What causes a tsunami?… A tsunami is a large ocean wave that is caused by sudden motion on the ocean floor. This sudden motion could be an earthquake, a powerful volcanic eruption, or an underwater landslide. The impact of a large meteorite could also cause a tsunami. Tsunamis travel across the open ocean at great speeds and build into large deadly waves in the shallow water of a shoreline.
Tsunami generation images by USGS.
Subduction Zones are Potential Tsunami Locations
Most tsunamis are caused by earthquakes generated in a subduction zone, an area where an oceanic plate is being forced down into the mantle by plate tectonic forces. The friction between the subducting plate and the overriding plate is enormous. This friction prevents a slow and steady rate of subduction and instead the two plates become "stuck."

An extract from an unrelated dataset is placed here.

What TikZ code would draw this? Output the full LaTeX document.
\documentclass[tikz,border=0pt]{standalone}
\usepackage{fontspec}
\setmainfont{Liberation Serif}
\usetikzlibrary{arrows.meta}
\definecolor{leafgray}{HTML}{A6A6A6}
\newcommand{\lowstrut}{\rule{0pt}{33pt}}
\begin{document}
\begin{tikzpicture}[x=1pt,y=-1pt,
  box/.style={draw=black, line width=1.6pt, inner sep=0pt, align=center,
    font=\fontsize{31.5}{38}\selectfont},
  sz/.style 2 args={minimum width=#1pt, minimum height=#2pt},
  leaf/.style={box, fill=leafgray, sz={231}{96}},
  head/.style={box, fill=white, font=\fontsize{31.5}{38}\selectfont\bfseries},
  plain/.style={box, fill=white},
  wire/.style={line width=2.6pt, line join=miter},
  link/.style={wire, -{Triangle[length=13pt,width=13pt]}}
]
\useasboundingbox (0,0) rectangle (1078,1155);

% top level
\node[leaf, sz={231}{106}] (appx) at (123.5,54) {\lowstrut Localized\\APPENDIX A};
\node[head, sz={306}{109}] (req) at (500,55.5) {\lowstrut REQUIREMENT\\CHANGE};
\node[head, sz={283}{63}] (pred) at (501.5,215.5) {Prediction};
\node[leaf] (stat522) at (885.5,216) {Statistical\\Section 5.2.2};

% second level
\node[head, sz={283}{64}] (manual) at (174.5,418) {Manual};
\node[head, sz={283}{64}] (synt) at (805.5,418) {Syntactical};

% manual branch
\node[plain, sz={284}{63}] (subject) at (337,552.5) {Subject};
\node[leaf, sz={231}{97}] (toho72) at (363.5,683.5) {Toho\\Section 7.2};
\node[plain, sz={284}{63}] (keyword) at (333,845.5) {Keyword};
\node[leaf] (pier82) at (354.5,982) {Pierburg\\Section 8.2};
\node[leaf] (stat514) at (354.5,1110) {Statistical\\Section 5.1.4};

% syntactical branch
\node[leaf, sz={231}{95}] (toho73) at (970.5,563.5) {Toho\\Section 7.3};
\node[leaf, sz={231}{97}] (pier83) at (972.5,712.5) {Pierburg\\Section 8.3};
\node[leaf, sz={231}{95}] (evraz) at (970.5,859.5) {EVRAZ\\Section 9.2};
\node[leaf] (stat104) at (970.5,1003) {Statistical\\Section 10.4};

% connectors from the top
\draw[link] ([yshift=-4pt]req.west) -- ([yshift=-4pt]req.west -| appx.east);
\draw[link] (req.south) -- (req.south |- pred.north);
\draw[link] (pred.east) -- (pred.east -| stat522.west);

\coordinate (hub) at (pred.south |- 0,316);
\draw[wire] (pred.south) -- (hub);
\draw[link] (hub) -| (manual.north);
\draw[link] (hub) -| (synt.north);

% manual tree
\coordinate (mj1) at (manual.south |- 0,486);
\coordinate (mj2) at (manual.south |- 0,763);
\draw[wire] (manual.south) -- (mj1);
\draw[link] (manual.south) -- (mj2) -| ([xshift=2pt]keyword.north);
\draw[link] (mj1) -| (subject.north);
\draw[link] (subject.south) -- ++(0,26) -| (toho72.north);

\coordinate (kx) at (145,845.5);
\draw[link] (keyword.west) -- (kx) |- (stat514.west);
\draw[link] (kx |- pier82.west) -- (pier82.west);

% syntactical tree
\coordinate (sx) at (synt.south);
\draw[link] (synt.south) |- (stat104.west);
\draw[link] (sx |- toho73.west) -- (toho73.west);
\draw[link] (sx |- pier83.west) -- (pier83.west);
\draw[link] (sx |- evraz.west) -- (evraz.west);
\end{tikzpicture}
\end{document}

Accumulated Seismic Energy
As the stuck plate continues to descend into the mantle, the motion causes a slow distortion of the overriding plate. The result is an accumulation of energy very similar to the energy stored in a compressed spring. Energy can accumulate in the overriding plate over a long period of time - decades or even centuries.
Earthquake Causes Tsunami
Energy accumulates in the overriding plate until it exceeds the frictional forces between the two stuck plates. When this happens, the overriding plate snaps back into an unrestrained position. This sudden motion is the cause of the tsunami - because it gives an enormous shove to the overlying water. At the same time, inland areas of the overriding plate are suddenly lowered.
Tsunami Races Away From the Epicenter
The moving wave begins travelling out from where the earthquake has occurred. Some of the water travels out and across the ocean basin, and at the same time, water rushes landward to flood the recently lowered shoreline.

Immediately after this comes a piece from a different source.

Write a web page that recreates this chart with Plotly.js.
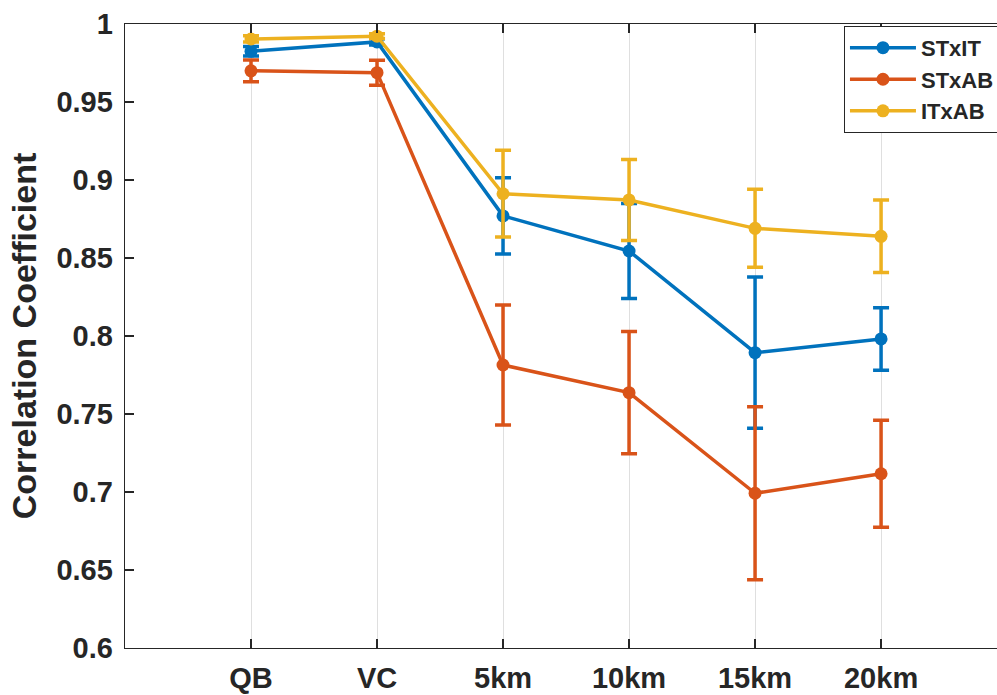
<!DOCTYPE html>
<html>
<head>
<meta charset="utf-8">
<script src="https://cdn.plot.ly/plotly-3.0.1.min.js"></script>
<style>html,body{margin:0;padding:0;background:#fff}#chart{width:997px;height:695px}</style>
</head>
<body>
<div id="chart"></div>
<script>
var categories = ['QB', 'VC', '5km', '10km', '15km', '20km'];
var stxit = [0.9825, 0.9885, 0.877, 0.8545, 0.7893, 0.7981];
var stxitErr = [0.003, 0.002, 0.0245, 0.0305, 0.0485, 0.020];
var stxab = [0.9700, 0.9688, 0.7814, 0.7637, 0.6992, 0.7117];
var stxabErr = [0.007, 0.008, 0.0384, 0.0392, 0.0555, 0.0343];
var itxab = [0.9904, 0.9922, 0.8912, 0.8872, 0.8690, 0.8639];
var itxabErr = [0.002, 0.0015, 0.0278, 0.026, 0.025, 0.0232];

var names = ['STxIT', 'STxAB', 'ITxAB'];
var colors = ['#0072BD', '#D95319', '#EDB120'];
var series = [stxit, stxab, itxab];
var errs = [stxitErr, stxabErr, itxabErr];

var traces = series.map(function (s, i) {
  return {
    x: categories,
    y: s,
    name: names[i],
    type: 'scatter',
    mode: 'lines+markers',
    line: {color: colors[i], width: 3.5},
    marker: {color: colors[i], size: 13, symbol: 'circle'},
    error_y: {type: 'data', array: errs[i], visible: true, color: colors[i], thickness: 3.5, width: 8}
  };
});

var axisColor = '#262626';
var fam = 'Liberation Sans, Arial, sans-serif';
var tickFont = {family: fam, size: 29, color: axisColor, weight: 'bold'};

var layout = {
  width: 997,
  height: 695,
  margin: {l: 125, r: 0, t: 24, b: 47, pad: 0, autoexpand: false},
  paper_bgcolor: '#ffffff',
  plot_bgcolor: '#ffffff',
  showlegend: true,
  xaxis: {
    type: 'category',
    range: [-1, 5.92],
    showgrid: true,
    gridcolor: '#dfdfdf',
    gridwidth: 1,
    zeroline: false,
    showline: true,
    linecolor: axisColor,
    linewidth: 1.3,
    mirror: 'ticks',
    ticks: 'inside',
    ticklen: 9,
    tickwidth: 1.3,
    tickcolor: axisColor,
    tickfont: tickFont,
    ticklabelstandoff: 4
  },
  yaxis: {
    range: [0.6, 1],
    tickvals: [0.6, 0.65, 0.7, 0.75, 0.8, 0.85, 0.9, 0.95, 1],
    ticktext: ['0.6', '0.65', '0.7', '0.75', '0.8', '0.85', '0.9', '0.95', '1'],
    showgrid: false,
    zeroline: false,
    showline: true,
    linecolor: axisColor,
    linewidth: 1.3,
    ticks: 'inside',
    ticklen: 9,
    tickwidth: 1.3,
    tickcolor: axisColor,
    tickfont: tickFont,
    ticklabelstandoff: 5,
    title: {text: 'Correlation Coefficient', font: {family: fam, size: 34, color: axisColor, weight: 'bold'}, standoff: 9}
  },
  legend: {
    x: 0.8245,
    y: 0.997,
    xanchor: 'left',
    yanchor: 'top',
    bgcolor: '#ffffff',
    bordercolor: axisColor,
    borderwidth: 1,
    font: {family: fam, size: 22, color: axisColor, weight: 'bold'},
    itemwidth: 66,
    tracegroupgap: 0
  }
};

Plotly.newPlot('chart', traces, layout, {displayModeBar: false, staticPlot: true});
</script>
</body>
</html>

Tsunamis Travel Rapidly Across Ocean Basin
Tsunamis travel swiftly across the open ocean. The map on this page shows how a tsunami produced by an earthquake along the coast of Chile in 1960 traveled across the Pacific Ocean, reaching Hawaii in about 15 hours and Japan in less than 24 hours.

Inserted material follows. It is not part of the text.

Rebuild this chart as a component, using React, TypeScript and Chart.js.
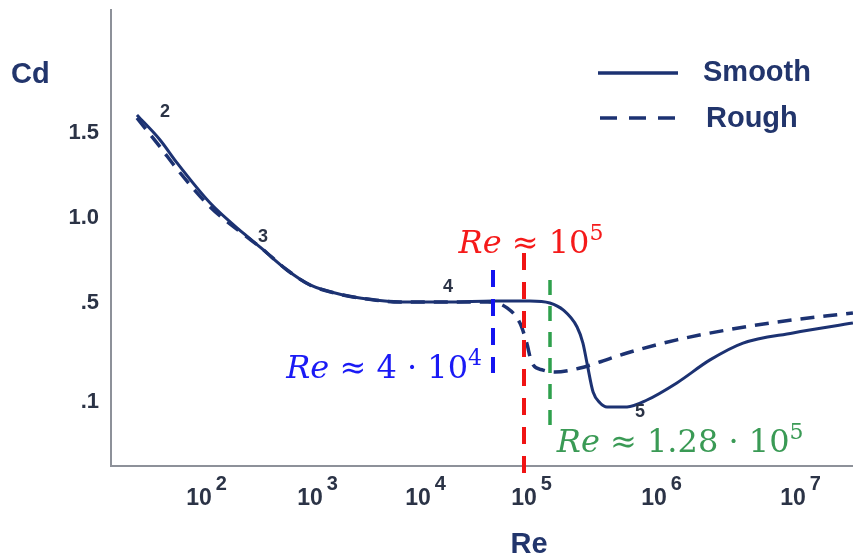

All images shown above are by USGS.
Tsunami "Wave Train"
Many people have the mistaken belief that tsunamis are single waves. They are not. Instead tsunamis are "wave trains" consisting of multiple waves. The chart on this page is a tidal gauge record from Onagawa, Japan beginning at the time of the 1960 Chile earthquake. Time is plotted along the horizontal axis and water level is plotted on the vertical axis. Note the normal rise and fall of the ocean surface, caused by tides, during the early part of this record. Then recorded are a few waves a little larger than normal followed by several much larger waves. In many tsunami events, the shoreline is pounded by repeated large waves.